While I’ve been thinking about the whole “wheels” thing this week (haven’t done anything with that yet!), I’ve also been trying to live up to the commitment that I made in last week’s “risk” entry about living up to my full potential. So last night, I drew this in my little art journal. Not Rembrandt by any means, but a start at getting back in touch with something that I love—drawing. I haven’t picked up a piece of conte and drawn in probably over a year. I’m rusty. There’s lots of room for improvement. But it’s a start. And with continued practice, I know that there will be improvement. For right now, though, I am just really enjoying the process. It’s like using muscles that you haven’t used in a while—they’re a little sore—but a good kind of sore.

A lot of people in this group have said that they “can’t draw.” Until a few years ago, I thought I was one of those people. Then I took an art class with my brother that totally changed the way I think about drawing. It was based on the principles from the book, “Drawing from the Right Side of the Brain” and it was magical. Cliff notes version of the classes: the secret to drawing is in learning how to turn off the part of your brain that “knows” what it is “supposed” to see—and instead, concentrating on drawing what you truly do see. Lots of work with being able to discern positive and negative space. Lots of work with turning things upside down and drawing them, so that your brain doesn’t try to “fill in the blanks” on your page because it “knows” what the thing you’re drawing is supposed to look like.
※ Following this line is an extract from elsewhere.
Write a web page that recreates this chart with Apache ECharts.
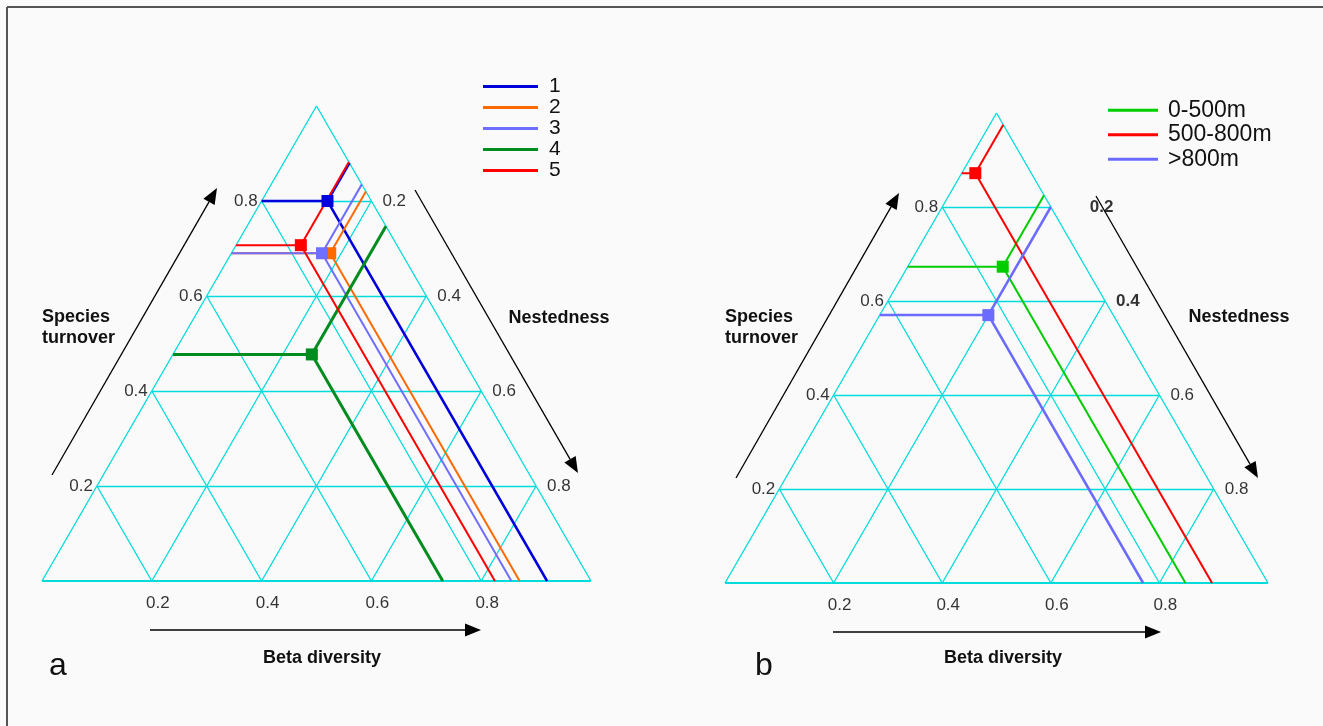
<!DOCTYPE html>
<html>
<head>
<meta charset="utf-8">
<script src="https://cdn.jsdelivr.net/npm/echarts@6/dist/echarts.min.js"></script>
<style>
html,body{margin:0;padding:0;background:#fafafa;}
#chart{width:1323px;height:726px;}
</style>
</head>
<body>
<div id="chart"></div>
<script>
// ---- data: species turnover and nestedness (beta diversity = turnover + nestedness)
// panel a: five groups
const groupNames = ['1', '2', '3', '4', '5'];
const groupTurnover = [0.80, 0.69, 0.69, 0.477, 0.707];
const groupNestedness = [0.12, 0.18, 0.165, 0.253, 0.118];

// panel b: elevation bands
const bandNames = ['0-500m', '500-800m', '>800m'];
const bandTurnover = [0.673, 0.872, 0.570];
const bandNestedness = [0.175, 0.025, 0.20];

// tick values shared by the three ternary axes
const tickValues = [0.2, 0.4, 0.6, 0.8];

// ---- styling
const groupColors = ['#0000dd', '#ff6a00', '#6f6fff', '#008c1e', '#ff0000'];
const groupWidths = [2.5, 2, 2, 3, 2];
const bandColors = ['#00cc00', '#ff0000', '#6b6bff'];
const bandWidths = [2, 2, 2.5];
const gridColor = '#00dcdc';
const FONT = '"Liberation Sans", Arial, sans-serif';

// ternary (turnover, nestedness) -> cartesian (x along base, y = turnover height)
function pt(t, n) { return [n + t / 2, t]; }

function frameSeries(g) {
  const segs = [[[0, 0], [0.5, 1]], [[1, 0], [0.5, 1]]];
  tickValues.forEach(k => {
    segs.push([[k / 2, k], [1 - k / 2, k]]);          // constant turnover
    segs.push([[k, 0], [k + (1 - k) / 2, 1 - k]]);    // constant nestedness
    segs.push([[k, 0], [k / 2, k]]);                  // constant beta diversity
  });
  return [{
    type: 'lines', coordinateSystem: 'cartesian2d', xAxisIndex: g, yAxisIndex: g,
    silent: true, z: 1,
    lineStyle: { color: gridColor, width: 1.3, opacity: 1 },
    data: segs.map(c => ({ coords: c }))
  }, {
    type: 'lines', coordinateSystem: 'cartesian2d', xAxisIndex: g, yAxisIndex: g,
    silent: true, z: 1,
    lineStyle: { color: gridColor, width: 2.2, opacity: 1 },
    data: [{ coords: [[0, 0], [1, 0]] }]
  }];
}

function tickSeries(g, rightOpts) {
  const base = { fontSize: 17, color: '#000', fontFamily: FONT };
  return [{
    // species turnover ticks along left edge
    type: 'scatter', xAxisIndex: g, yAxisIndex: g, symbolSize: 0, silent: true, z: 5,
    data: tickValues.map(k => ({ value: pt(k, 0), tick: k })),
    label: Object.assign({ show: true, position: 'left', distance: 4,
      formatter: p => p.data.tick.toFixed(1) }, base)
  }, {
    // nestedness ticks along right edge
    type: 'scatter', xAxisIndex: g, yAxisIndex: g, symbolSize: 0, silent: true, z: 5,
    data: tickValues.map((k, i) => ({
      value: pt(1 - k, k), tick: k,
      label: rightOpts[i]
    })),
    label: Object.assign({ show: true, position: 'right', distance: 11,
      formatter: p => p.data.tick.toFixed(1) }, base)
  }, {
    // beta diversity ticks along base
    type: 'scatter', xAxisIndex: g, yAxisIndex: g, symbolSize: 0, silent: true, z: 5,
    data: tickValues.map(k => ({ value: [k, 0], tick: k })),
    label: Object.assign({ show: true, position: 'bottom', distance: 14, offset: [6, 0],
      formatter: p => p.data.tick.toFixed(1) }, base)
  }];
}

function pointSeries(g, names, turn, nest, colors, widths) {
  const out = [];
  names.forEach((name, i) => {
    const t = turn[i], n = nest[i];
    const P = pt(t, n);
    const left = pt(t, 0);                // horizontal to turnover axis
    const bottom = [n + t, 0];            // parallel to right edge to beta axis
    const right = pt(1 - n, n);           // parallel to left edge to nestedness axis
    out.push({
      name: name, type: 'lines', coordinateSystem: 'cartesian2d',
      xAxisIndex: g, yAxisIndex: g, polyline: true, z: 3 + i * 0.01,
      lineStyle: { color: colors[i], width: widths[i], opacity: 1 },
      itemStyle: { color: colors[i] },
      data: [{ coords: [left, P, bottom] }, { coords: [P, right] }]
    });
  });
  names.forEach((name, i) => {
    out.push({
      name: name, type: 'scatter', xAxisIndex: g, yAxisIndex: g, z: 4,
      symbol: 'rect', symbolSize: 12,
      itemStyle: { color: colors[i], opacity: 1 },
      data: [pt(turn[i], nest[i])]
    });
  });
  return out;
}

function arrow(x1, y1, x2, y2) {
  const a = Math.atan2(y2 - y1, x2 - x1);
  const L = 16, W = 6.5;
  const bx = x2 - L * Math.cos(a), by = y2 - L * Math.sin(a);
  const px = -Math.sin(a) * W, py = Math.cos(a) * W;
  return [
    { type: 'line', silent: true, shape: { x1: x1, y1: y1, x2: bx, y2: by },
      style: { stroke: '#000', lineWidth: 1.3 } },
    { type: 'polygon', silent: true,
      shape: { points: [[x2, y2], [bx + px, by + py], [bx - px, by - py]] },
      style: { fill: '#000' } }
  ];
}

function text(x, y, s, opts) {
  return {
    type: 'text', silent: true, x: x, y: y,
    style: Object.assign({ text: s, fontFamily: FONT, fill: '#111',
      fontSize: 18, fontWeight: 'bold', align: 'center', verticalAlign: 'middle' }, opts || {})
  };
}

const graphics = [
  // frame edges
  { type: 'line', silent: true, shape: { x1: 7, y1: 7, x2: 1323, y2: 7 }, style: { stroke: '#555', lineWidth: 2 } },
  { type: 'line', silent: true, shape: { x1: 7, y1: 7, x2: 7, y2: 726 }, style: { stroke: '#555', lineWidth: 2 } },
  ...arrow(52, 475, 217, 188),
  ...arrow(415, 190, 578, 473),
  ...arrow(150, 630, 481, 630),
  ...arrow(736, 478, 899, 193),
  ...arrow(1096, 196, 1258, 478),
  ...arrow(833, 632, 1161, 632),
  text(42, 328, 'Species\nturnover', { align: 'left', lineHeight: 21 }),
  text(559, 318, 'Nestedness'),
  text(322, 658, 'Beta diversity'),
  text(725, 328, 'Species\nturnover', { align: 'left', lineHeight: 21 }),
  text(1239, 317, 'Nestedness'),
  text(1003, 658, 'Beta diversity'),
  text(58, 666, 'a', { fontSize: 32, fontWeight: 'normal' }),
  text(764, 666, 'b', { fontSize: 32, fontWeight: 'normal' })
];

const axisX = g => ({ type: 'value', gridIndex: g, min: 0, max: 1, show: false });
const axisY = g => ({ type: 'value', gridIndex: g, min: 0, max: 1, show: false });

const option = {
  backgroundColor: '#fafafa',
  animation: false,
  textStyle: { fontFamily: FONT },
  grid: [
    { left: 42, top: 106, width: 549, height: 475, outerBoundsMode: 'none' },
    { left: 725, top: 113, width: 543, height: 470, outerBoundsMode: 'none' }
  ],
  xAxis: [axisX(0), axisX(1)],
  yAxis: [axisY(0), axisY(1)],
  legend: [{
    left: 483, top: 76, orient: 'vertical', padding: 0, itemGap: 0,
    itemWidth: 55, itemHeight: 3, selectedMode: false,
    textStyle: { fontSize: 21, lineHeight: 19, color: '#111', fontFamily: FONT, padding: [0, 0, 0, 6] },
    data: groupNames.map((n, i) => ({ name: n, icon: 'rect', itemStyle: { color: groupColors[i], borderWidth: 0 } }))
  }, {
    left: 1108, top: 98, orient: 'vertical', padding: 0, itemGap: 0,
    itemWidth: 50, itemHeight: 3, selectedMode: false,
    textStyle: { fontSize: 23, lineHeight: 24.5, color: '#111', fontFamily: FONT, padding: [0, 0, 0, 5] },
    data: bandNames.map((n, i) => ({ name: n, icon: 'rect', itemStyle: { color: bandColors[i], borderWidth: 0 } }))
  }],
  series: [
    ...frameSeries(0),
    ...frameSeries(1),
    ...tickSeries(0, [{}, {}, {}, {}]),
    ...tickSeries(1, [{ fontWeight: 'bold', distance: 39 }, { fontWeight: 'bold' }, {}, {}]),
    ...pointSeries(0, groupNames, groupTurnover, groupNestedness, groupColors, groupWidths),
    ...pointSeries(1, bandNames, bandTurnover, bandNestedness, bandColors, bandWidths)
  ],
  graphic: graphics
};

const chart = echarts.init(document.getElementById('chart'), null, { renderer: 'canvas' });
chart.setOption(option);
</script>
</body>
</html>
I’m rambling, and don’t mean to—but it just felt so great to get out my stuff and do this again. It felt like such a breakthrough. And I don’t think that I would have been so anxious to do it if it hadn’t been for the amazing things—and the amazing courage that I’ve seen here. So thank you—all of you—for putting yourselves out there for all of us. You’ve been an awesome source of inspiration for me.